Les enfants que l’on persiste à faire venir au monde sont notre élixir d’innocence. Quelle vanité, quel désespoir ! Nous sommes déjà fatigués de ce que nous sommes devenus, nos parents nous inspirent une horreur honteuse. Nous ne croyons plus en nos rêves mais nous gardons le souvenir de les avoir rêvés, et à cette ultime fidélité nous nous accrochons, car sinon il serait fondé de sérieusement envisager le suicide. Foutus pour foutus nous élevons nos enfants afin qu’ils nous pardonnent, et nous leur suçons le sang. C’est le nôtre, après tout. Ils sont accommodants au début, bien que passablement exigeants. On nous avait prévenus mais nous n’imaginions pas à quel point il faudrait s’en occuper. Nous leur racontons des mensonges plus ou moins sophistiqués, qu’on se refile sans y penser de génération en génération. Nous les protégeons du mieux que nous le pouvons, des fois qu’ils nous seraient enlevés. Cela, nous ne le supporterions pas ! Et puis, inexorablement ils grandissent. Ils perdent leur innocence. Ils se gâtent, se corrodent, deviennent aussi pourris que nous. Une nouvelle complicité de coupables se fait jour. Le mépris est la plus réussie de nos réciprocités... Mais qui es-tu donc ?

mercredi 23 octobre 2019

23 janvier


        Ce jour où il ne sera plus raisonnable d’envisager que tu remportes le tournoi de Wimbledon. Même en double, même en vétéran. Déjà que tu n’as jamais réussi un service autrement qu’à la cuillère. Jusqu’alors tu te flattais de n’appartenir à aucune catégorie (tu t’en plaignais aussi).
        Le jeu du dedans-dehors, tu connais bien, le cri de la faute t’autorise à monter dans les aigus, par la bande du filet tu vois l’intercession d’un dieu. Et ainsi rêvais-tu d’amours impossibles. Où tu n’étais pas toi-même, sans être tout à fait un autre, où tu étais le meilleur.
        À vrai dire, tu te débrouillais mieux au ping-pong. Mais qui rêve de devenir champion de tennis de table ? Tu aimais la victoire mais ce n’était pas si important, l’important résidait dans le dessin de trajectoires. Tu aimais les courbes et la confirmation du rebond.
        Tu aimais les seins des filles. Tu te voulais champion du plaisir dispensé. Toutes les histoires que tu imaginais aboutissaient à une reconnaissance, éperdue. Tu prendrais place dans l’Olympe. Tu régnerais, indiscuté.

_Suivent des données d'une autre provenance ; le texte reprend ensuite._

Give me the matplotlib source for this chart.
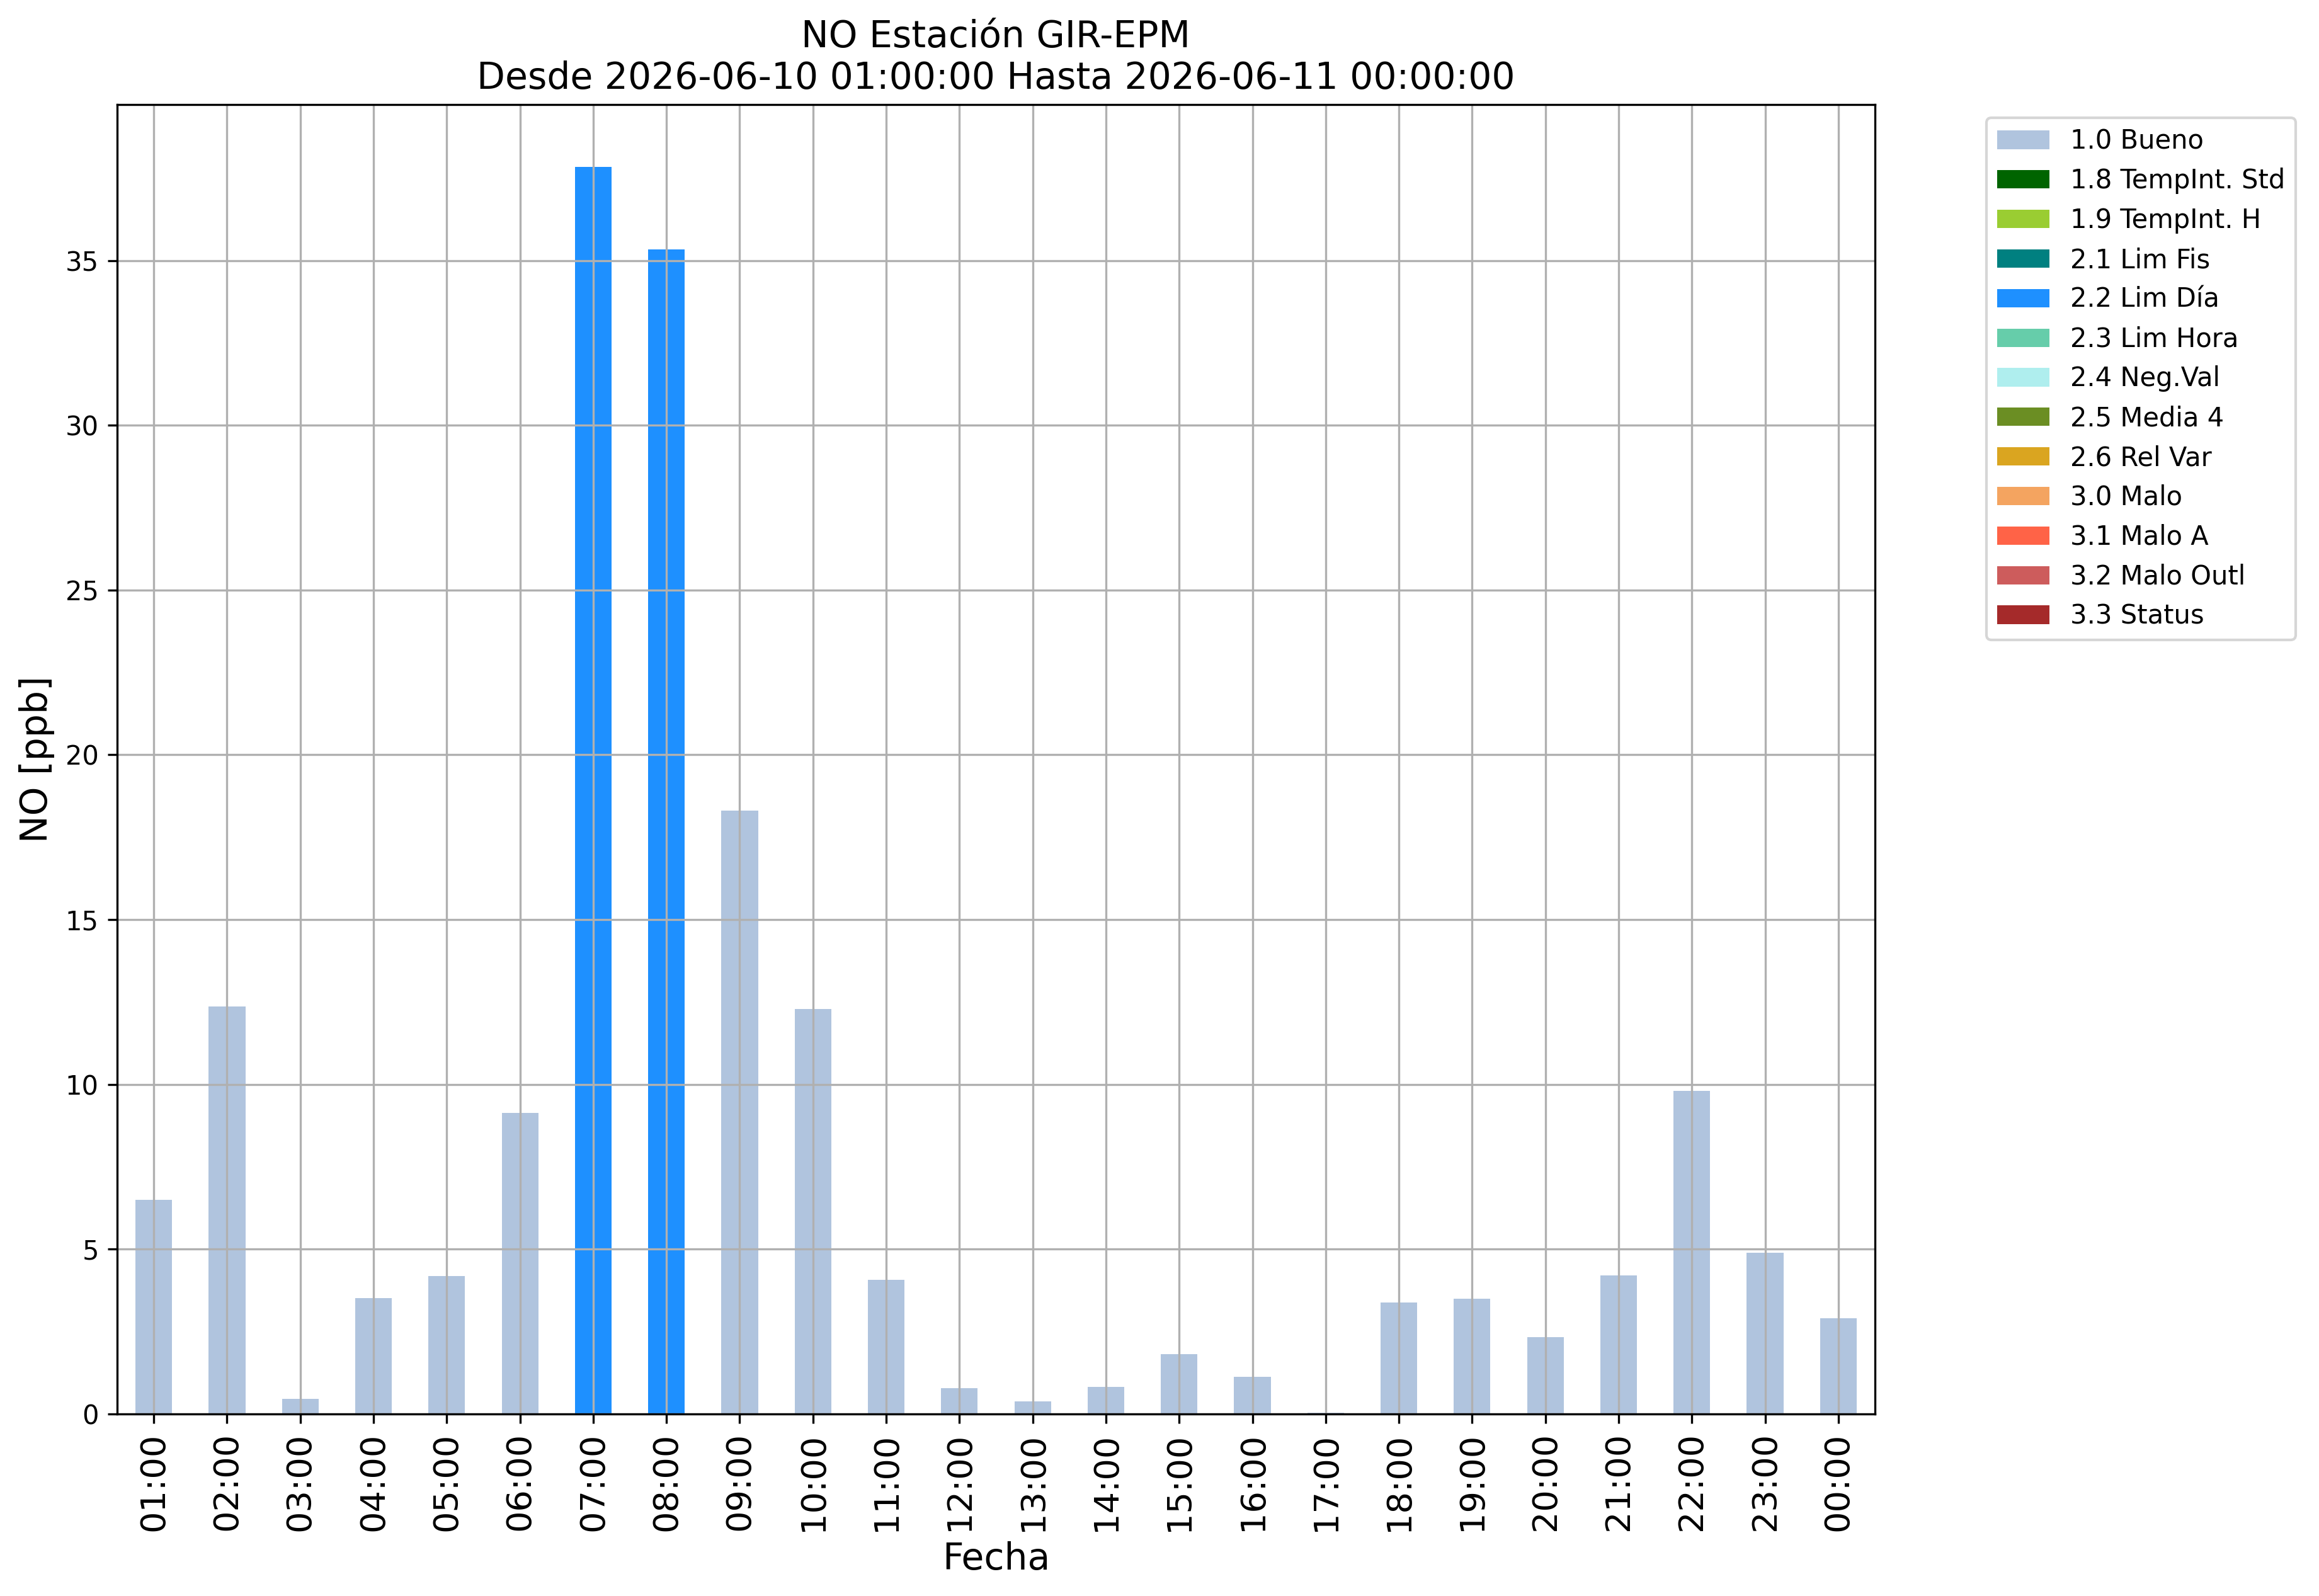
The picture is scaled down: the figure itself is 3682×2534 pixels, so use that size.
import matplotlib
matplotlib.use('Agg')
import matplotlib.pyplot as plt
import numpy as np

horas = ['01:00', '02:00', '03:00', '04:00', '05:00', '06:00', '07:00', '08:00',
         '09:00', '10:00', '11:00', '12:00', '13:00', '14:00', '15:00', '16:00',
         '17:00', '18:00', '19:00', '20:00', '21:00', '22:00', '23:00', '00:00']
no_ppb = [6.50, 12.37, 0.46, 3.51, 4.18, 9.14, 37.84, 35.34,
          18.30, 12.29, 4.08, 0.78, 0.38, 0.82, 1.81, 1.13,
          0.04, 3.38, 3.49, 2.33, 4.20, 9.81, 4.89, 2.90]
flags = ['1.0 Bueno'] * 6 + ['2.2 Lim Día'] * 2 + ['1.0 Bueno'] * 16

categorias = ['1.0 Bueno', '1.8 TempInt. Std', '1.9 TempInt. H', '2.1 Lim Fis',
              '2.2 Lim Día', '2.3 Lim Hora', '2.4 Neg.Val', '2.5 Media 4',
              '2.6 Rel Var', '3.0 Malo', '3.1 Malo A', '3.2 Malo Outl', '3.3 Status']
colores = ['lightsteelblue', 'darkgreen', 'yellowgreen', 'teal',
           'dodgerblue', 'mediumaquamarine', 'paleturquoise', 'olivedrab',
           'goldenrod', 'sandybrown', 'tomato', 'indianred', 'brown']

fig = plt.figure(figsize=(3682 / 300, 2534 / 300), dpi=300)
ax = fig.add_axes([186 / 3682, 289 / 2534, 2791 / 3682, 2079 / 2534])

x = np.arange(len(horas))
valores = np.array(no_ppb)
fl = np.array(flags)
bottom = np.zeros(len(horas))
for cat, col in zip(categorias, colores):
    h = np.where(fl == cat, valores, 0.0)
    ax.bar(x, h, width=0.5, bottom=bottom, color=col, label=cat)
    bottom += h

ax.set_xlim(-0.5, len(horas) - 0.5)
ax.set_ylim(0, valores.max() * 1.05)
ax.set_xticks(x)
ax.set_xticklabels(horas, rotation=90, fontsize=13)
ax.grid(True)
ax.set_xlabel('Fecha', fontsize=14)
ax.set_ylabel('NO [ppb]', fontsize=14)
ax.set_title('NO Estación GIR-EPM\nDesde 2026-06-10 01:00:00 Hasta 2026-06-11 00:00:00',
             fontsize=14)
ax.legend(bbox_to_anchor=(1.056, 1), loc='upper left', fontsize=10)

fig.savefig('out.png', dpi=300)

Mais te voilà simple mortel ? Trahison ! Infamie ! Ô désespoir…

mardi 22 octobre 2019

22 janvier


        La neige peut bien tomber la nuit si la nuit tes volets sont fermés et si le matin tu dors quand la neige fond… Tu peux te croire en été.
        Tu peux persister à vouloir t’en sortir tout seul – après tout ce ne sont que de l’eau, des souvenirs ou des biais de perception.
        Non merci, tout va bien, ne vous dérangez pas pour moi, hier je ne dis pas mais aujourd’hui ce n’est plus un problème, vraiment !
        Tu peux continuer à mentir aux autres en te mentant à toi-même et dans le même temps supplier secrètement que l’on t’aide.
        Il se peut que tu confondes encore aider et aimer, aimer et protéger, protéger et tromper, tromper et jouir, jouir et voler.
         Mais un beau jour aboutira le chemin de traverse, ce faux raccourci de solitude où tu te seras égaré. Et ce sera terrible.

lundi 21 octobre 2019

21 janvier


        Serais-tu un oiseau à la rouge gorge, habitué aux promeneurs ? La terre est gelée mais le soleil la pétrit, comme il réchauffe la peau de ton visage – tu n’es pas un oiseau. Tu n’es pas le chien qui aboie éperdument. Tu n’es pas le cheval noir, affolé, qui barre le chemin étroit. Tu essaies de parler à celui-ci, Calme, calme, tout va bien, au lieu d’accepter qu’en cet instant précis – tu es l’incarnation de sa peur. Alors il te faut renoncer. Admettre qu’il est de plus en plus tard, redescendre la colline avant d’en avoir atteint le sommet. Quelle indignité ! protestes-tu.
        Comme si tu étais sujet aux accès de colère, mais cela tu ne l’es pas non plus. Tes vieilles terreurs ont été domestiquées, et même tes peurs de la veille n’aboutissent qu’à te mettre à genoux sur le rebord du gouffre. Tu trembles, tu butes sur les mots, ta pensée connaît des ratés. Tu crois ne pas pouvoir parce que tu crois n’avoir pas le droit. Auparavant tu courais plus vite que le découragement, mais tu n’es pas un chat échaudé. Tu ne files pas te dissimuler aux regards. Qui es-tu ? Tu es l’insoupçonné. Tu es le promeneur, tu es l’innocent. Et un jour peut-être tu le sauras.